Democratic candidate for governor Chris Kennedy suggested Monday that rival JB Pritzker used "racist" language in a wiretapped conversation with former Illinois Gov. Rod Blagojevich.

The decade-old recording, which came from an FBI investigation of the former governor and was published by the Chicago Tribune last week, has prompted Pritzker to apologize.

On the recording, Pritzker said Blagojevich ought to appoint Secretary of State Jesse White to the Senate seat being being vacated by Barack Obama, saying it "covers you on the African American thing." He also said White would be the "least offensive" African-American he could pick.
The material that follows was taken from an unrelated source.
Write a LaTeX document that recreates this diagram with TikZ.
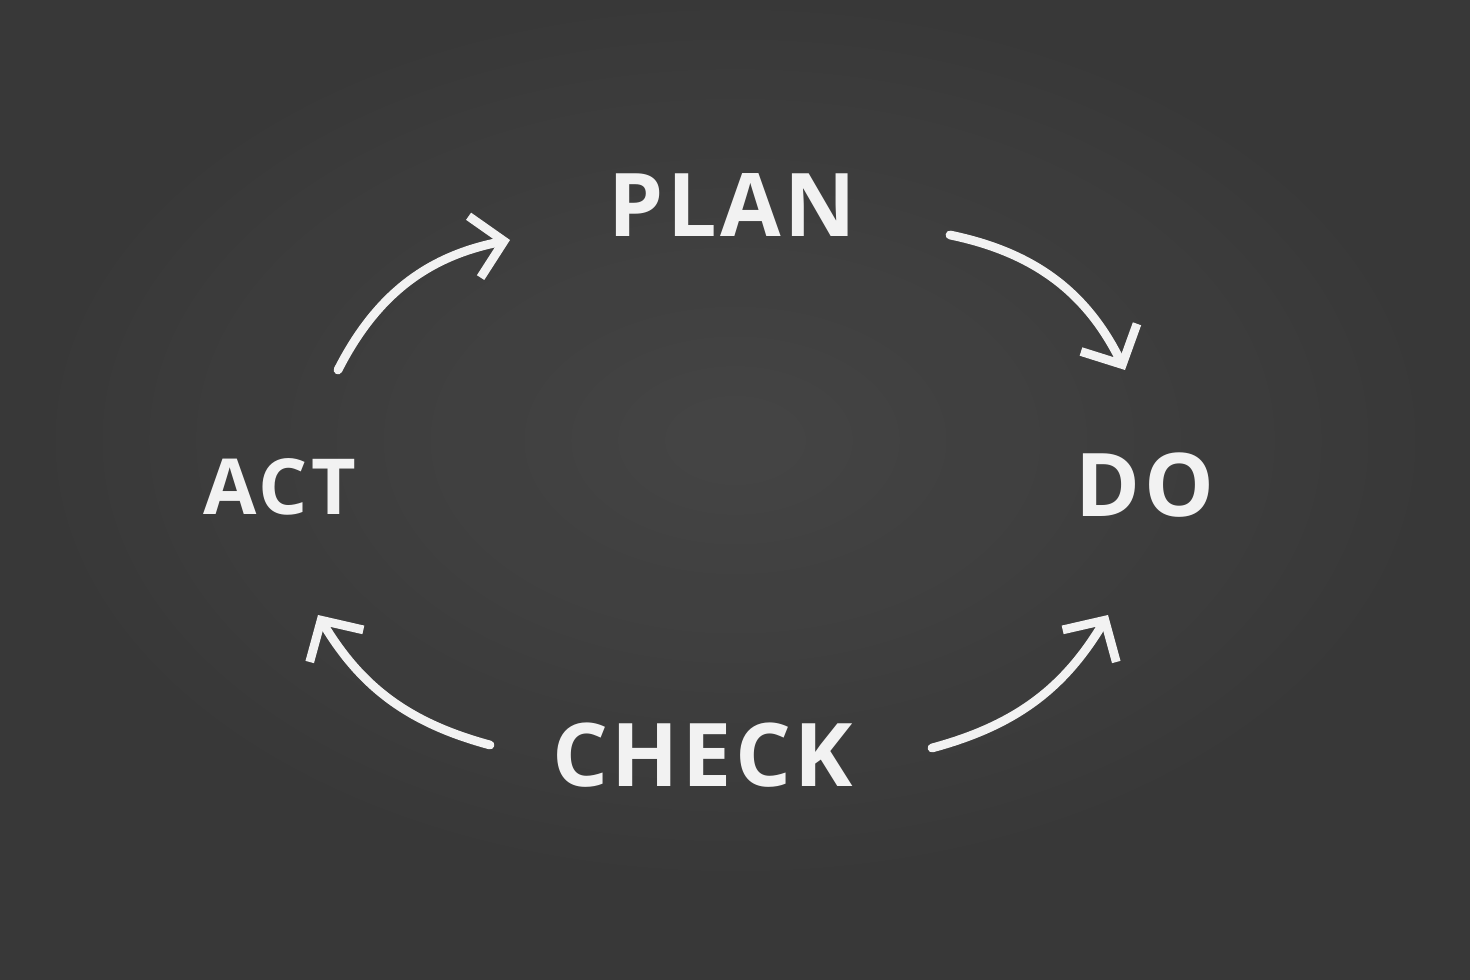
\documentclass[tikz,border=0pt]{standalone}
\usepackage{fontspec}
\usepackage{tikz}
\usepackage{xcolor}
\usetikzlibrary{arrows.meta}
\setmainfont{Open Sans}[LetterSpace=4]

\definecolor{board}{RGB}{56,56,56}
\definecolor{boardlight}{RGB}{72,72,72}
\definecolor{chalk}{RGB}{242,242,242}

\begin{document}
\begin{tikzpicture}[
  chalkword/.style={text=chalk, font=\bfseries\fontsize{50}{60}\selectfont, inner sep=0pt},
  chalkarrow/.style={draw=chalk, line width=5pt, line cap=round, line join=round,
    -{Straight Barb[length=6mm, width=12.5mm, line width=5pt]}}
]
\useasboundingbox (0,0) rectangle (29.4,19.6);
\fill[board] (0,0) rectangle (29.4,19.6);
\shade[inner color=boardlight, outer color=board, opacity=0.8] (14.7,10.8) ellipse (15 and 9.5);

\node[chalkword] (plan) at (14.65,15.5) {PLAN};
\node[chalkword] (do) at (22.9,9.9) {DO};
\node[chalkword, font=\bfseries\fontsize{44}{54}\selectfont] (act) at (5.6,9.86) {ACT};
\node[chalkword] (check) at (14.05,4.5) {CHECK};

\coordinate (actout) at (6.76,12.2);
\coordinate (planin) at (10.2,14.8);
\coordinate (planout) at (19.0,14.9);
\coordinate (doin) at (22.5,12.2);
\coordinate (checkright) at (18.64,4.64);
\coordinate (dolow) at (22.16,7.3);
\coordinate (checkleft) at (9.8,4.7);
\coordinate (actlow) at (6.36,7.3);

\draw[chalkarrow] (actout) to[bend left=26] (planin);
\draw[chalkarrow] (planout) to[bend left=26] (doin);
\draw[chalkarrow] (checkright) to[bend right=22] (dolow);
\draw[chalkarrow] (checkleft) to[bend left=22] (actlow);
\end{tikzpicture}
\end{document}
Kennedy, who met with the Quad-City Times editorial board on Monday, said the recordings, which also have been used by Gov. Bruce Rauner in a series of negative TV ads, portray Pritzker as someone trying to "curry favor" with Blagojevich.

"As to the more racist conversation in there, I mean the truth is that there are bad racial outcomes, structural racial outcomes in the state of Illinois," Kennedy said. "And this resonates with people of color and it’s like insult to injury, and they feel largely that they’ve been injured by the decisions made by government."

Asked whether he thought Pritzker was a racist, Kennedy responded: "That's a better question for Pritzker. But is that not the language of a racist? I don’t know. It sounds like the language of a racist to me.”

Galia Slayen, a spokesperson for the Pritzker campaign responded: "JB has apologized for what he said on that call and for not pushing back harder on the governor. JB has a clear record of fighting to advance the values of social and economic justice and civil rights and that’s exactly what he’ll do as governor. No amount of name calling from Chris Kennedy will change that."

Last week in Chicago, Pritzker said that he regretted the conversation and his choice of words. "I clearly made a mistake that day and I clearly wasn't my best self," he said.

White, who has endorsed Pritzker, said last week he was not offended.

Pritzker has been considered the leading candidate for the Democratic nomination to run against Rauner, but recent polls show a tightening race.